Results: NCA results showed that RITO exerts a statistically significant increase in AUC and Cmax of TOF in rat plasma (p<0.01). The PK of TOF in rats was well described by one-compartment model with first-order elimination and first-order absorption kinetics. The final model was developed by incorporating dose of RITO as a covariate through its CYP3A4-mediated interaction onto clearance. The covariate effects of RITO on clearance of TOF were modeld using a Michaelis Menten equation. The extrapolated PK parameters (the apparent clearance and volume of distribution) for human were estimated as 34.4 L/hr and 107.5 L, respectively and absorption rate constant (Ka) was obtained from another source since Ka is highly dependent on species [3]. In human, CL/F of TOF was significantly decreased to 12.4L/hr and 6.7 L/hr in the presence of RITO at doses of 100 mg/day and 200 mg/day. As a result, the presence of RITO at doses of 100 mg/day and 200 mg/day increases the exposure of TOF compared to when TOF was administered alone.

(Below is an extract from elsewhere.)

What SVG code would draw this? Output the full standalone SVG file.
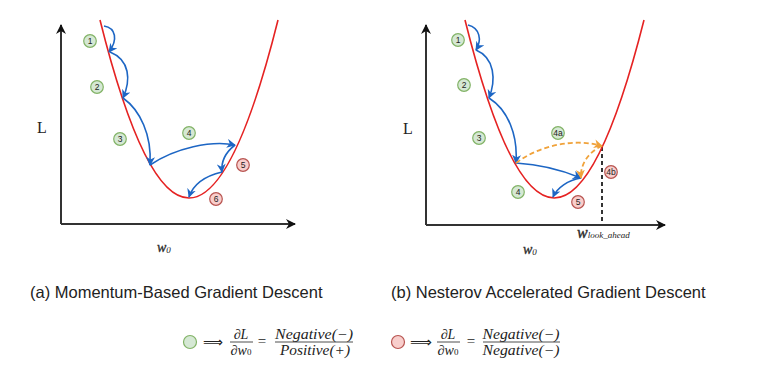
<svg xmlns="http://www.w3.org/2000/svg" width="758" height="366" viewBox="0 0 758 366">
<style>
.axis{fill:none;stroke:#333;stroke-width:2}
.curve{fill:none;stroke:#e52222;stroke-width:1.6}
.blue{fill:none;stroke:#1d66c4;stroke-width:1.6}
.orange{fill:none;stroke:#f0a23a;stroke-width:1.8;stroke-dasharray:5,3}
.g{fill:#d5e8d4;stroke:#82b366;stroke-width:1.2}
.r{fill:#f8cecc;stroke:#b85450;stroke-width:1.2}
.lbl{font-family:"Liberation Sans",Arial,sans-serif;font-size:8.5px;fill:#222;text-anchor:middle}
.serif{font-family:"Liberation Serif","Times New Roman",serif;fill:#222}
.cap{font-family:"Liberation Sans",Arial,sans-serif;font-size:16.5px;fill:#222}
.math{font-family:"Liberation Serif","Times New Roman",serif;font-style:italic;font-size:14px;fill:#222;text-anchor:middle}
</style>
<defs>
<marker id="ax" viewBox="0 0 10 10" refX="9" refY="5" markerWidth="10" markerHeight="10" markerUnits="userSpaceOnUse" orient="auto">
<path d="M0,0 L10,5 L0,10 L3,5 z" fill="#111"/>
</marker>
<marker id="ab" viewBox="0 0 10 10" refX="9" refY="5" markerWidth="9" markerHeight="9" markerUnits="userSpaceOnUse" orient="auto">
<path d="M0,0 L10,5 L0,10 L3,5 z" fill="#1d66c4"/>
</marker>
<marker id="ao" viewBox="0 0 10 10" refX="9" refY="5" markerWidth="9" markerHeight="9" markerUnits="userSpaceOnUse" orient="auto">
<path d="M0,0 L10,5 L0,10 L3,5 z" fill="#f0a23a"/>
</marker>
</defs>

<g id="panel-a">
<g id="axes-a">
<path class="axis" d="M61,224 L61,25" marker-end="url(#ax)"/>
<path class="axis" d="M61,224 L295,224" marker-end="url(#ax)"/>
<text class="serif" x="42" y="133" font-size="16" text-anchor="middle">L</text>
<text class="serif" x="157" y="252" font-size="14" font-style="italic" fill="#333" stroke="#333" stroke-width="0.3">w<tspan font-size="9" dy="1" stroke-width="0">0</tspan></text>
</g>
<path id="loss-a" class="curve" d="M100,20 Q189,376 278,20"/>
<g id="conn-a">
<path class="blue" d="M104,26 C116,28 118,40 109,52" marker-end="url(#ab)"/>
<path class="blue" d="M110,52 C130,60 131,80 123,98" marker-end="url(#ab)"/>
<path class="blue" d="M123,98 C140,110 152,135 150,165" marker-end="url(#ab)"/>
<path class="blue" d="M150,165 C175,148 212,140 235,145" marker-end="url(#ab)"/>
<path class="blue" d="M235,145 C226,152 221,162 222,172" marker-end="url(#ab)"/>
<path class="blue" d="M222,172 C205,176 193,185 189,197" marker-end="url(#ab)"/>
</g>
<g id="a1"><circle class="g" cx="90" cy="41" r="6.3"/><text class="lbl" x="90" y="44">1</text></g>
<g id="a2"><circle class="g" cx="97" cy="87" r="6.3"/><text class="lbl" x="97" y="90">2</text></g>
<g id="a3"><circle class="g" cx="120" cy="139" r="6.3"/><text class="lbl" x="120" y="142">3</text></g>
<g id="a4"><circle class="g" cx="189" cy="133" r="6.3"/><text class="lbl" x="189" y="136">4</text></g>
<g id="a5"><circle class="r" cx="243" cy="165" r="6.3"/><text class="lbl" x="243" y="168">5</text></g>
<g id="a6"><circle class="r" cx="216" cy="199" r="6.3"/><text class="lbl" x="216" y="202">6</text></g>
</g>

<g id="panel-b">
<g id="axes-b">
<path class="axis" d="M426,225 L426,25" marker-end="url(#ax)"/>
<path class="axis" d="M426,225 L665,225" marker-end="url(#ax)"/>
<path d="M602,147 L602,224" fill="none" stroke="#333" stroke-width="2" stroke-dasharray="4,3"/>
<text class="serif" x="408" y="134" font-size="16" text-anchor="middle">L</text>
<text class="serif" x="523" y="254" font-size="14" font-style="italic" fill="#333" stroke="#333" stroke-width="0.3">w<tspan font-size="9" dy="1" stroke-width="0">0</tspan></text>
<text class="serif" x="577" y="238" font-size="16" font-style="italic" fill="#333" stroke="#333" stroke-width="0.4">w<tspan font-size="9" stroke-width="0">look_ahead</tspan></text>
</g>
<path id="loss-b" class="curve" d="M465,20 Q554,376 644,20"/>
<g id="conn-b">
<path class="blue" d="M468,25 C480,28 482,40 476,50" marker-end="url(#ab)"/>
<path class="blue" d="M476,50 C495,58 496,80 489,98" marker-end="url(#ab)"/>
<path class="blue" d="M489,98 C508,110 518,135 516,163" marker-end="url(#ab)"/>
<path class="blue" d="M516,163 Q550,165 581,178" marker-end="url(#ab)"/>
<path class="blue" d="M581,178 C568,180 557,188 553,197" marker-end="url(#ab)"/>
<path class="orange" d="M516,163 C540,145 575,138 602,146" marker-end="url(#ao)"/>
<path class="orange" d="M602,146 C588,152 580,165 581,178" marker-end="url(#ao)"/>
</g>
<g id="b1"><circle class="g" cx="458" cy="40" r="6.3"/><text class="lbl" x="458" y="43">1</text></g>
<g id="b2"><circle class="g" cx="464" cy="85" r="6.3"/><text class="lbl" x="464" y="88">2</text></g>
<g id="b3"><circle class="g" cx="479" cy="138" r="6.3"/><text class="lbl" x="479" y="141">3</text></g>
<g id="b4a"><circle class="g" cx="558" cy="133" r="6.3"/><text class="lbl" x="558" y="136">4a</text></g>
<g id="b4"><circle class="g" cx="518" cy="192" r="6.3"/><text class="lbl" x="518" y="195">4</text></g>
<g id="b5"><circle class="r" cx="578" cy="202" r="6.3"/><text class="lbl" x="578" y="205">5</text></g>
<g id="b4b"><circle class="r" cx="611" cy="172" r="6.3"/><text class="lbl" x="611" y="175">4b</text></g>
</g>

<text class="cap" x="30" y="298">(a) Momentum-Based Gradient Descent</text>
<text class="cap" x="391" y="298">(b) Nesterov Accelerated Gradient Descent</text>

<g id="legend-green">
<circle class="g" cx="190" cy="342" r="6.5"/>
<text x="213" y="347" font-family="DejaVu Sans,sans-serif" font-size="14" fill="#222" text-anchor="middle" textLength="20" lengthAdjust="spacingAndGlyphs">⟹</text>
<text class="math" x="241" y="339">∂L</text>
<line x1="230" y1="342" x2="253" y2="342" stroke="#222" stroke-width="0.8"/>
<text class="math" x="241" y="355">∂w<tspan font-size="9" font-style="normal">0</tspan></text>
<text x="262" y="346" font-family="Liberation Serif,serif" font-size="15" fill="#222" text-anchor="middle">=</text>
<text class="math" x="314" y="339" textLength="78" lengthAdjust="spacingAndGlyphs">Negative(−)</text>
<line x1="275" y1="342" x2="353" y2="342" stroke="#222" stroke-width="0.8"/>
<text class="math" x="315" y="355" textLength="70" lengthAdjust="spacingAndGlyphs">Positive(+)</text>
</g>
<g id="legend-red">
<circle class="r" cx="398" cy="342" r="6.5"/>
<text x="421" y="347" font-family="DejaVu Sans,sans-serif" font-size="14" fill="#222" text-anchor="middle" textLength="22" lengthAdjust="spacingAndGlyphs">⟹</text>
<text class="math" x="448" y="339">∂L</text>
<line x1="437" y1="342" x2="460" y2="342" stroke="#222" stroke-width="0.8"/>
<text class="math" x="448" y="355">∂w<tspan font-size="9" font-style="normal">0</tspan></text>
<text x="471" y="346" font-family="Liberation Serif,serif" font-size="15" fill="#222" text-anchor="middle">=</text>
<text class="math" x="521" y="339" textLength="77" lengthAdjust="spacingAndGlyphs">Negative(−)</text>
<line x1="483" y1="342" x2="560" y2="342" stroke="#222" stroke-width="0.8"/>
<text class="math" x="521" y="355" textLength="77" lengthAdjust="spacingAndGlyphs">Negative(−)</text>
</g>
</svg>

Conclusions: In conclusion, we investigated the potential for drug-drug interactions between TOF and RITO in humans using a population model-based approach and allometric scaling method. RITO substantially increases the exposure of TOF, which warrants caution and further investigation when considering the combination of these two drugs in clinical practice.
References:
[1] Xie, R.; Deng, C.; Wang, Q.; Kanik, K.S.; Nicholas, T.; Menon, S. Population Pharmacokinetics of Tofacitinib in Patients with Psoriatic Arthritis. Int J Clin Pharmacol Ther 2019, 57, 464–473, doi:10.5414/CP203516.
[2] Hull, M.W.; Montaner, J.S.G. Ritonavir-Boosted Protease Inhibitors in HIV Therapy. Annals of Medicine 2011, 43, 375–388, doi:10.3109/07853890.2011.572905.
[3] Xie, R.; Deng, C.; Wang, Q.; Kanik, K.S.; Nicholas, T.; Menon, S. Population Pharmacokinetics of Tofacitinib in Patients with Psoriatic Arthritis. Int J Clin Pharmacol Ther 2019, 57, 464–473, doi:10.5414/CP203516.